Leading up to the recession is a familiar story: The go-go '80s brought quick and furious growth, thanks to aggressive financing and ambitious development backed by easy money. In the early years of the decade, many developers chose the hotel business as a means of sheltering other income.

Against the backdrop of favorable tax laws, which allowed hotels to be depreciated quickly, the rejuvenation of Baltimore's downtown and the Inner Harbor fueled the construction of new hotels in Baltimore during the '80s. The city desperately needed hotel rooms to support its new Convention Center, for example, and to make that $52 million investment of city and state funds pay off.

Since the Convention Center opened in 1980, the number of hotel rooms in the Baltimore area more than quadrupled, to 13,000.

The boom years of the '80s provided enough traffic in and out of Baltimore to sustain the hotel market. Occupancy rates stayed at, or comfortably above, the generally accepted break-even point of 60 percent to 65 percent. That was then.

"The city went beyond what the Convention Center could absorb," said Joseph R. Kane, general manager of the 702-room Omni Inner Harbor Hotel, who estimates there are about 2,500 excess rooms in Baltimore.

The hotel business is extremely sensitive to economic conditions. In good times, corporations liberally send their managers on road trips that require hotel stays. Business partners and customers come to Baltimore to meet with local companies. Meetings, seminars and parties are booked at hotels as well.

When the economy is soft, corporate travel drops off, meetings are canceled and seminars are postponed. Hotels, which depend on company activities and group sales for more than half of their revenues, suffer.

As of July 1990, Baltimore hotels were hurting. Occupancy levels fell to an estimated 58.7 percent, according to research done by Economics Research Associates. The national average at the time was about 65 percent.

At some hotels, the rooms just weren't filling up fast enough. Many hotels had been piled high with debt leveraged against optimistic occupancy rates. And by early 1991, the war and cuts in corporate travel budgets forced hotels to scramble for their share of a shrinking pool of reservations.

Meanwhile, downtown's center of gravity was shifting toward the Inner Harbor. Hotels built around the waterfront overshadowed competitors, such as the Lord Baltimore, that once had been popular for their locations near Charles Center.

Today, competition is tough. Marketing, service and amenities are key, as hotels vie for customers.

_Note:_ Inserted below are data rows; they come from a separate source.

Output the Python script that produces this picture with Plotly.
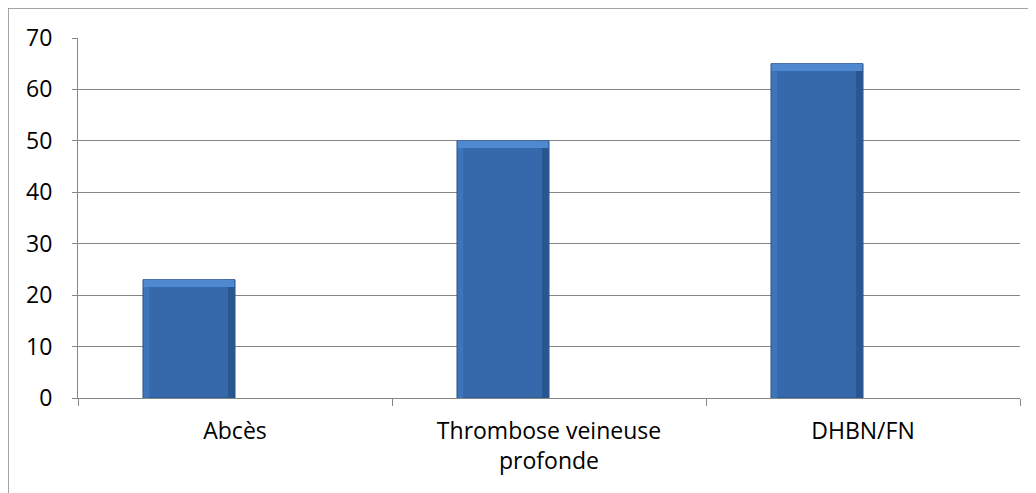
import plotly.graph_objects as go

categories = ["Abcès", "Thrombose veineuse<br>profonde", "DHBN/FN"]
values = [23, 50, 65]
y_ticks = [0, 10, 20, 30, 40, 50, 60, 70]

BAR_W = 0.293
FONT = "Open Sans"
EDGE = "#264d84"

fig = go.Figure()
# main bar body
fig.add_trace(go.Bar(
    x=categories, y=values,
    width=BAR_W, offset=-BAR_W,
    marker=dict(color="#3569ab", line=dict(color=EDGE, width=1)),
    showlegend=False, hoverinfo="x+y",
))
# left lighter bevel strip
fig.add_trace(go.Bar(
    x=categories, y=values,
    width=0.018, offset=-BAR_W + 0.002,
    marker=dict(color="#3d74ba", line=dict(width=0)),
    showlegend=False, hoverinfo="skip",
))
# right darker bevel strip
fig.add_trace(go.Bar(
    x=categories, y=values,
    width=0.02, offset=-0.022,
    marker=dict(color="#2a568f", line=dict(width=0)),
    showlegend=False, hoverinfo="skip",
))
# top bevel highlight
bevel = [1.4] * len(values)
fig.add_trace(go.Bar(
    x=categories, y=bevel, base=[v - b for v, b in zip(values, bevel)],
    width=BAR_W - 0.004, offset=-BAR_W + 0.002,
    marker=dict(color="#4f89cf", line=dict(width=0)),
    showlegend=False, hoverinfo="skip",
))

# page body has an 8px margin, so the figure is offset by 8px
fig.update_layout(
    width=1028, height=485,
    margin=dict(l=70, r=16, t=30, b=95),
    paper_bgcolor="white", plot_bgcolor="white",
    barmode="overlay",
    font=dict(family=FONT, size=23, color="#000000"),
    xaxis=dict(
        type="category", automargin=False,
        showline=True, linecolor="#868686", linewidth=1,
        ticks="outside", tickson="boundaries", ticklen=7, tickcolor="#868686",
        showgrid=False,
        ticklabelstandoff=12,
        tickfont=dict(family=FONT, size=23, color="#000000"),
    ),
    yaxis=dict(
        range=[0, 70], tickvals=y_ticks, automargin=False,
        showline=True, linecolor="#868686", linewidth=1,
        ticks="outside", ticklen=5, tickcolor="#868686",
        showgrid=True, gridcolor="#868686", gridwidth=1,
        zeroline=False,
        ticklabelstandoff=15,
        tickfont=dict(family=FONT, size=23, color="#000000"),
    ),
    shapes=[
        dict(type="rect", xref="paper", yref="paper",
             x0=-70 / 942, x1=1.1, y0=-0.4, y1=1 + 30 / 360,
             line=dict(color="#868686", width=1.5), fillcolor="rgba(0,0,0,0)",
             layer="below"),
    ],
)

fig.write_html("out.html")
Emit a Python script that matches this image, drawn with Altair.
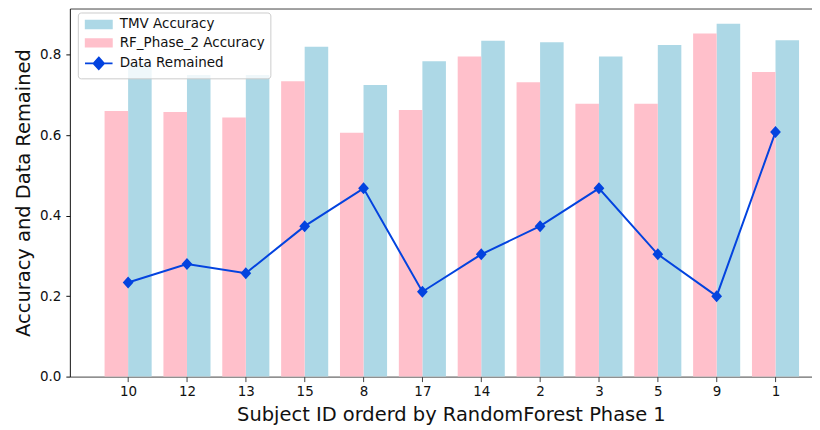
import altair as alt
import pandas as pd

subjects = ["10", "12", "13", "15", "8", "17", "14", "2", "3", "5", "9", "1"]
tmv_acc = [0.780, 0.750, 0.750, 0.820, 0.725, 0.784, 0.835, 0.831, 0.796, 0.824, 0.877, 0.836]
rf_acc = [0.660, 0.658, 0.644, 0.734, 0.606, 0.663, 0.796, 0.732, 0.678, 0.678, 0.853, 0.757]
remained = [0.234, 0.280, 0.257, 0.374, 0.468, 0.211, 0.304, 0.374, 0.468, 0.304, 0.200, 0.608]

S_TMV = "TMV Accuracy"
S_RF = "RF_Phase_2 Accuracy"
S_DR = "Data Remained"

bars = pd.DataFrame(
    [{"idx": i, "subject": s, "series": S_TMV, "value": v} for i, (s, v) in enumerate(zip(subjects, tmv_acc))]
    + [{"idx": i, "subject": s, "series": S_RF, "value": v} for i, (s, v) in enumerate(zip(subjects, rf_acc))]
)
line = pd.DataFrame({"idx": list(range(len(subjects))), "subject": subjects,
                     "series": [S_DR] * len(subjects), "value": remained})

FONT = "DejaVu Sans"
BLUE = "#0343df"
DOMAIN = [S_TMV, S_RF, S_DR]
COLORS = ["#add8e6", "#ffc0cb", BLUE]
RECT = "M-2.2,-0.65L2.2,-0.65L2.2,0.65L-2.2,0.65Z"
LINE_DIAMOND = "M-2.3,0L2.3,0M0,-1.0L0.9,0L0,1.0L-0.9,0Z"

fill_scale = alt.Scale(domain=DOMAIN, range=COLORS)
stroke_scale = alt.Scale(domain=DOMAIN, range=COLORS)
shape_scale = alt.Scale(domain=DOMAIN, range=[RECT, RECT, LINE_DIAMOND])
xscale = alt.Scale(domain=[-0.99, 11.62], nice=False, zero=False)
yscale = alt.Scale(domain=[0, 0.915], nice=False)

label_expr = "[" + ",".join("'%s'" % s for s in subjects) + "][datum.value]"

legend = alt.Legend(
    title=None,
    orient="none",
    legendX=8,
    legendY=4,
    fillColor="rgba(255,255,255,0.8)",
    strokeColor="#cccccc",
    cornerRadius=3,
    padding=5,
    labelFont=FONT,
    labelFontSize=13.5,
    labelColor="#111111",
    labelOffset=14,
    rowPadding=2.5,
    symbolSize=144,
    symbolOffset=9,
    symbolStrokeWidth=1.6,
    symbolOpacity=1,
)

bar_layer = (
    alt.Chart(bars)
    .transform_calculate(
        x0="datum.idx + (datum.series === '%s' ? -0.4 : 0)" % S_RF,
        x1="datum.idx + (datum.series === '%s' ? 0 : 0.4)" % S_RF,
    )
    .mark_bar()
    .encode(
        x=alt.X(
            "x0:Q",
            scale=xscale,
            axis=alt.Axis(
                values=list(range(len(subjects))),
                labelExpr=label_expr,
                title="Subject ID orderd by RandomForest Phase 1",
                titleX=382,
                grid=False,
                domainColor="#444444",
                tickColor="#444444",
                tickSize=5,
                labelPadding=3,
                labelFont=FONT,
                labelFontSize=13.5,
                labelColor="#111111",
                titleFont=FONT,
                titleFontSize=19.5,
                titleFontWeight="normal",
                titleColor="#111111",
                titlePadding=8,
            ),
        ),
        x2="x1:Q",
        y=alt.Y(
            "value:Q",
            scale=yscale,
            axis=alt.Axis(
                values=[0, 0.2, 0.4, 0.6, 0.8],
                format=".1f",
                title="Accuracy and Data Remained",
                grid=False,
                domainColor="#111111",
                tickColor="#111111",
                tickSize=4,
                labelPadding=5,
                labelFont=FONT,
                labelFontSize=13.5,
                labelColor="#111111",
                titleFont=FONT,
                titleFontSize=19.5,
                titleFontWeight="normal",
                titleColor="#111111",
                titlePadding=6,
            ),
        ),
        y2=alt.datum(0),
        fill=alt.Fill("series:N", scale=fill_scale, legend=legend),
    )
)

line_layer = (
    alt.Chart(line)
    .mark_line(strokeWidth=2)
    .encode(
        x=alt.X(
            "idx:Q",
            scale=xscale,
            axis=alt.Axis(orient="top", labels=False, ticks=False, title=None, grid=False, domainColor="#444444"),
        ),
        y=alt.Y("value:Q", scale=yscale),
        stroke=alt.Stroke("series:N", scale=stroke_scale, legend=legend),
    )
)

point_layer = (
    alt.Chart(line)
    .mark_point(filled=True, size=144, opacity=1, strokeWidth=0)
    .encode(
        x=alt.X("idx:Q", scale=xscale, axis=None),
        y=alt.Y("value:Q", scale=yscale),
        fill=alt.Fill("series:N", scale=fill_scale, legend=legend),
        stroke=alt.Stroke("series:N", scale=stroke_scale, legend=legend),
        shape=alt.Shape("series:N", scale=shape_scale, legend=legend),
    )
)

chart = (
    alt.layer(bar_layer, line_layer, point_layer)
    .resolve_axis(x="independent")
    .properties(width=744, height=369, padding={"left": 5, "top": 0, "right": 0, "bottom": 0})
    .configure_view(stroke=None)
)

chart.save("out.html", embed_options={"renderer": "svg", "actions": False})
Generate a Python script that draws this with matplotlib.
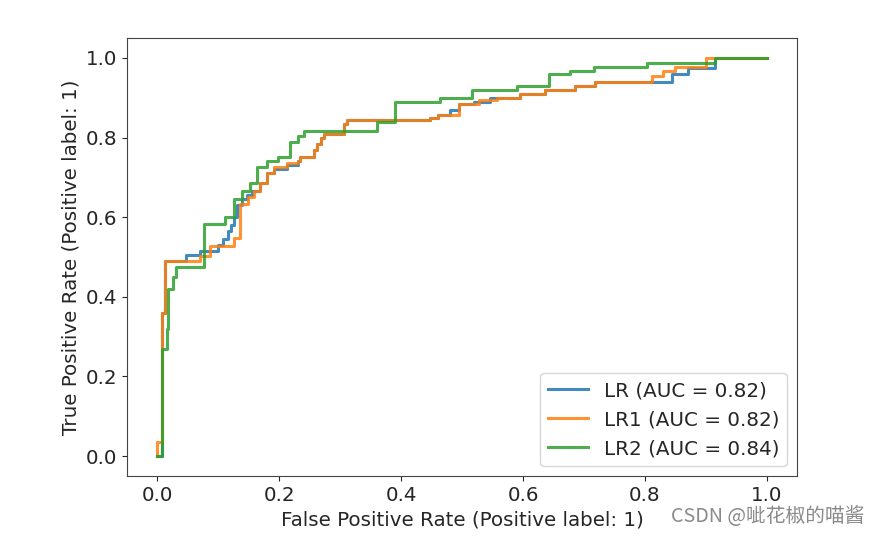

Stouffers boasts the glitz of an upscale mall within its complex. The Omni, the city's largest hotel, is trying to win conventions that are too small to rent the Convention Center. Harrison's Pier 5 Clarion Inn, a tiny 71-room hotel, hopes to drum up small-group business with the slogan, "How would you like to be the only group in the house?"

And though some won't admit it, many hotels have new-found flexibility on rates.